Observé en el rostro de aquel hombre una dualidad que conozco. Es un
estado del alma y la conciencia, en que saben que el proyecto socialista ha
fracasado estrepitosamente, pero se aferran a un pasado romántico de la
revolución cubana. Y el negro siguió diciendo:
- Aquí lo que hay es que mantener el equilibrio (cuando escuché
la palabra equilibrio me espanté más). El otro día, por
ejemplo, me fui a comprar este pantalón que llevo puesto. Yo uso la talla
34. En una tienda que hay en el Bulevar de San Rafael encontré mi talla y
leí en una tarjeta $10.30 (dólares). Cuando llevé el pantalón
hasta donde la cajera, ésta se puso a buscar un papelito que es el código.
No lo encontró, y me dijo que no podía despacharme el pantalón.
Llamé al gerente de la tienda y éste dijo que aquel pantalón
costaba $17.00 dólares. Yo me di cuenta que querían "tumbarme"
siete dólares, y armé tremendo bateo, pero el gerente y algunos
empleados que se me acercaron me amenazaron con llamar a la policía. Yo
me fui del lugar, y unas cuadras más arriba, llegando a Galiano, entré
a una tienda y encontré el mismo pantalón al precio de $10.30 dólares,
y lo compré.
Yo me limitaba a escucharlo, porque la experiencia me ha demostrado que
hablar con estos sujetos que uno finalmente no sabe de qué lado del "asunto"

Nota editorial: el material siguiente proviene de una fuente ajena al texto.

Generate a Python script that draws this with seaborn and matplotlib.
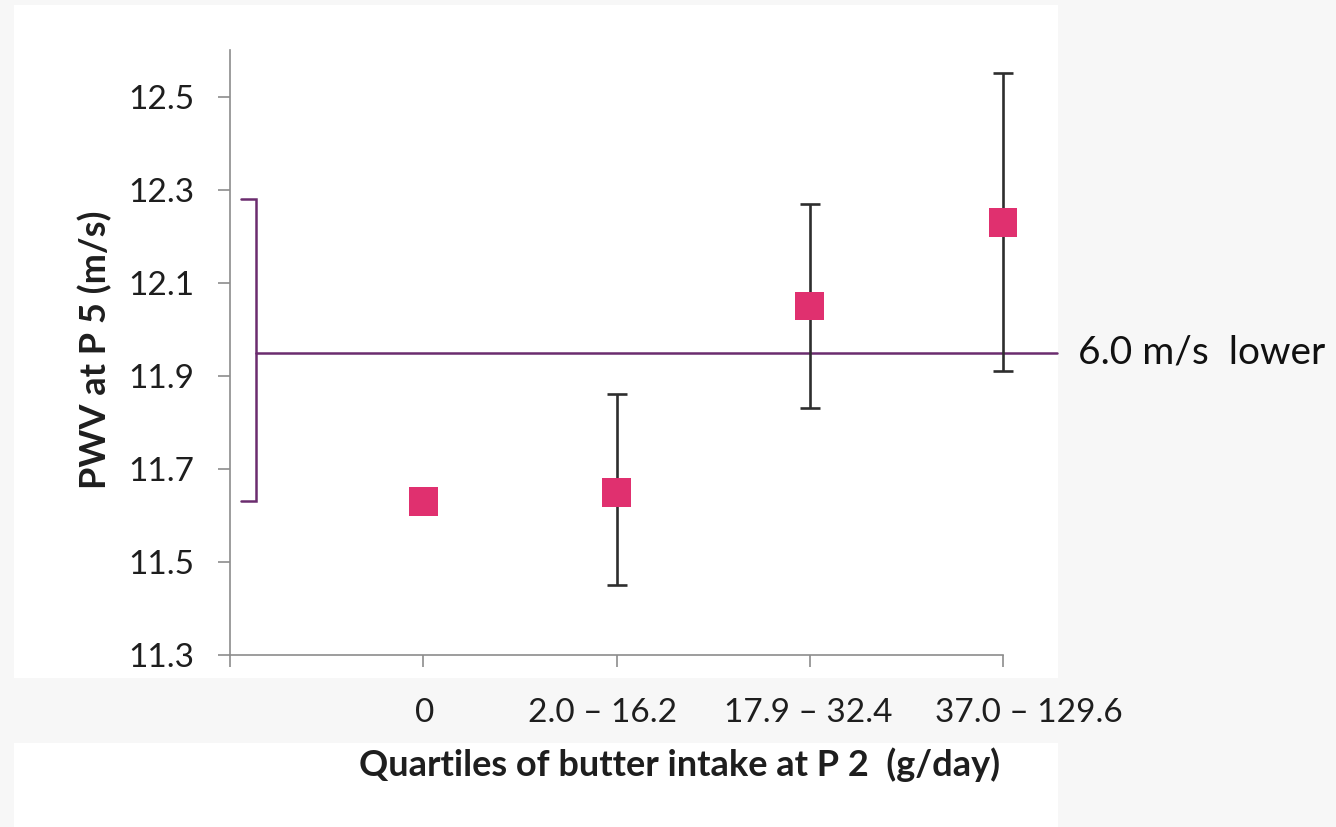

se encuentran (como me ocurrió una vez con el profesor Calle) es
sumamente peligroso.
Cuando le muchacha me tomó el pedido opté por las dos ruedas
de jamón, el arroz amarillo, las mariquitas, y la ensalada de pepinos. Y
le conté la historia de la mosca que dentro de la vitrina estaba
planeando sobre los alimentos y le dije que aquello podía ofrecer una
mala visión a posibles clientes que pasaran por el lugar. Ella me dijo
que de inmediato se lo informaría al administrador. Cuando terminé
mi almuerzo le eché una última hojeada al gran Charlot con su
uniforme de preso número 23. Al salir me fijé en la vitrina y allí
continuaba la mosca, feliz en su vuelo dentro de la vitrina del tamaño de
una pecera doméstica, bajo los potentes rayos del sol.